Per la celebrazione di oggi:
«Stamane ci è stato ricordato che siamo polvere e in
polvere ritorneremo. Questa verità elementare spaura e pare
lugubre, […] e invece la Chiesa ricorda questo dato di fatto proprio per accrescere la vita.
Che se un uomo valuta quello che materialmente è, non dà
più tanto idolatrica importanza alle cose materiali: la
ricchezza, lo spazio vitale, i territori, le materie prime, i
mercati… Li valuta per quel che valgono: mezzi per vivere e non
per ammazzare. E se considera la propria polverizzazione imminente, si
guarda bene dal tumefarsi in superbia fratricida, dal volersi mettere
più su degli altri per avere gli altri ai propri piedi e stare
in posizione di metter loro i piedi sul collo […] Se questa
verità delle polveri la meditassero tutti gli uomini di Stato,
vedrebbero quanto ci si ammazza per niente e quanto stupido è
l’odio, quanto scema è la guerra, quanto vitale è
la pace, e anche quanto poco Big sono, e sono stati, quei capi che si
credettero dei, mentre erano i poveri giullari della Bestia.
[…] Questi uomini della cui lode o protezione tu spasimi, e
delinquenti del cui dominio tu tremi, del cui amore tu ti consumi,
anch’essi cadranno, a tuffo, nel gorgo sotterraneo del silenzio:
un silenzio troncato solo dal brusio impercettibile della disgregazione
cellulare; e là si pareggeranno ricchi e poveri, comandanti e comandati.

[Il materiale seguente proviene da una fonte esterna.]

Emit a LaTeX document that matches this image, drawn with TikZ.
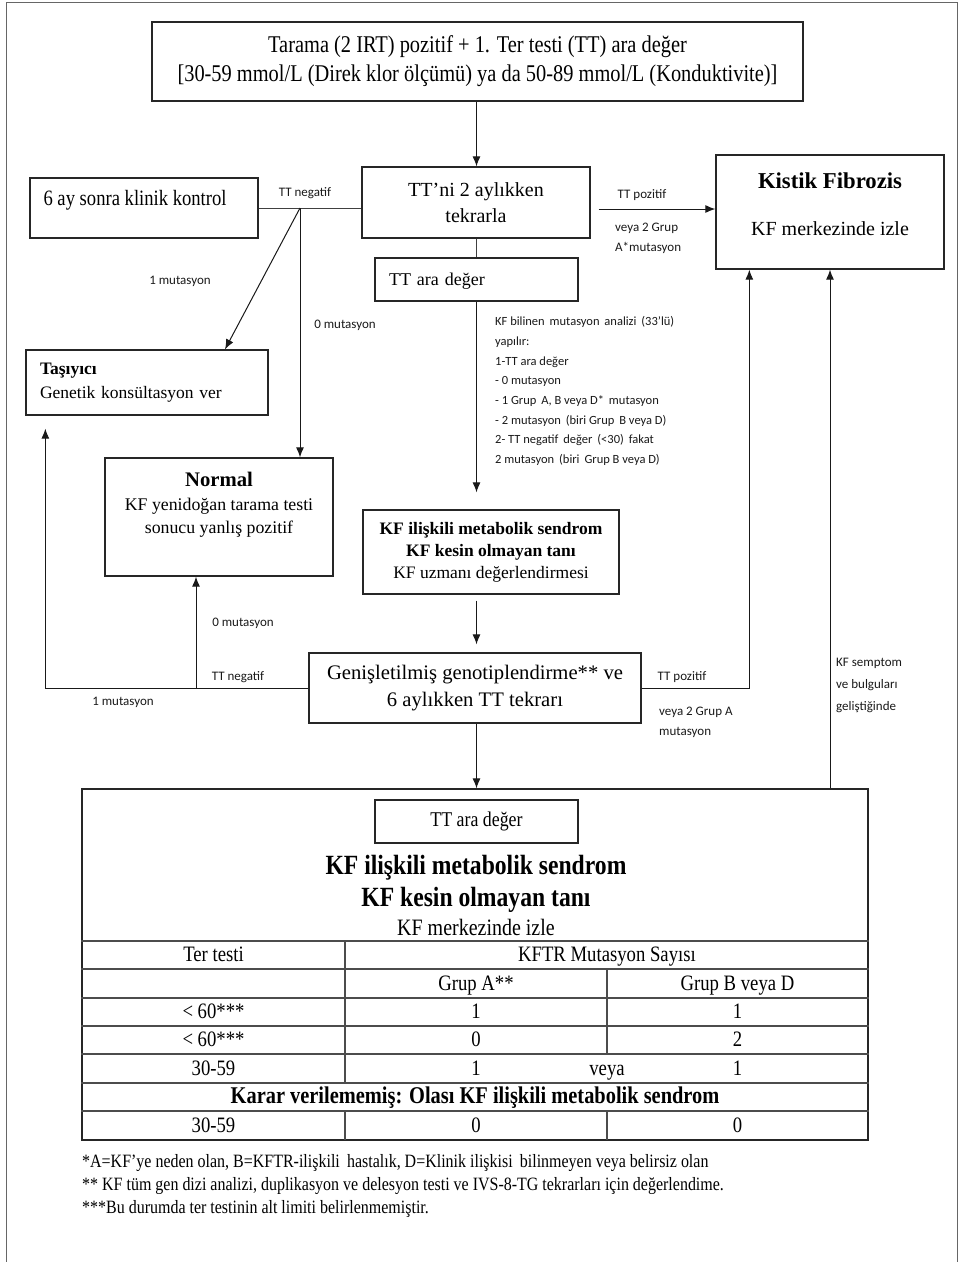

[…] Questo vuol dire che è inutile e grullo onorare il
proprio viaggio di tanto bagaglio: ricchezze, ciondoli, titoli,
complicazioni castali, amministrative, spade e aggeggi. Meglio
esser liberi, andar spediti e spensierati. San Francesco volle esser
libero sin della veste: se una ne ebbe, l’ebbe perché
gliela donarono.
E perciò il giorno delle ceneri è giorno di
liberazione: di realismo; messo là a richiamarci alla
realtà, che è questa bontà e semplicità e
amore, simile all’aria tersa e frizzante dei monti
contro l’irrespirabile composizione di afrori e fetori e acido
carbonico delle nostre case con stufe, drappi e pettegolezzi.
[…] Non lugubre è questa ricordanza cineraria;
è allietante. Inutile tentar di rimpiattare il capo sotto
l’ascella per non vedere: la morte è certa; e stordirsi e
negare e far strepiti non serve. Invece proprio perché, per la
morte, appare la vanità del tutto, uno non s’affanna
più di nulla: s’abbandona alla Provvidenza; e attinge da
questo stato d’animo la serenità del figlio in
braccio al Padre.
[…] Dicono: – Un tal rito, con un tal ricordo, umilia. Umiliare vuol dire rimettere sull’humus: sulla
terra. C’è chi si tira su, si gonfia, come aerostato pieno
di fumo: e messosi sopra, si crede di dover guardare dall’alto in
basso la gente, e di tenerla ai piedi. E la Chiesa
ricorda che siamo tutti servi l’un dell’altro; e
perché possiamo servirci l’un l’altro ci mantiene
liberi. La superbia è satanica e porta allo schiavismo.
Il tener presenti le nostre colpe ci impedisce di non ritenerci
superiori agli altri. L’umiltà è la virtù
della democrazia: è la democrazia; come l’orgoglio
è lo sparato – o l’apparato – della
plutocrazia.
[…] E dunque, a che serve ammazzarsi pel domani? A ogni giorno la sua croce. Chi
si svincola dall’assillo del futuro, e dall’ingombro di
ambizioni, è uno libero, che fa speditamente il cammino, non
ripromettendosi dalla vita più di quanto dà.
[…] La durata è breve: stupido quindi perdere il tempo
nella zuffa che anticipa la tomba. La quale tomba è una tappa
verminosa, dove però non si finisce. Anzi si comincia. E il
pensiero che di là da essa s’inizia una vita o una morte
immortale sottrae ogni paura alla morte. Essa apre l’accesso alla
casa: la casa dove non si pagano più pigioni, non si è
assillati più da tasse e se apri la radio non ti tocca
più sentire un demagogo squarquoio o un ammazzasette signor di
popoli. Solo che l’accesso si concede a chi ha amato e ha
perdonato; si nega a chi ha odiato e fatto soffrire. Ché quella
è la casa dell’amore: e l’amore, nel suo apice, è la perfetta giustizia».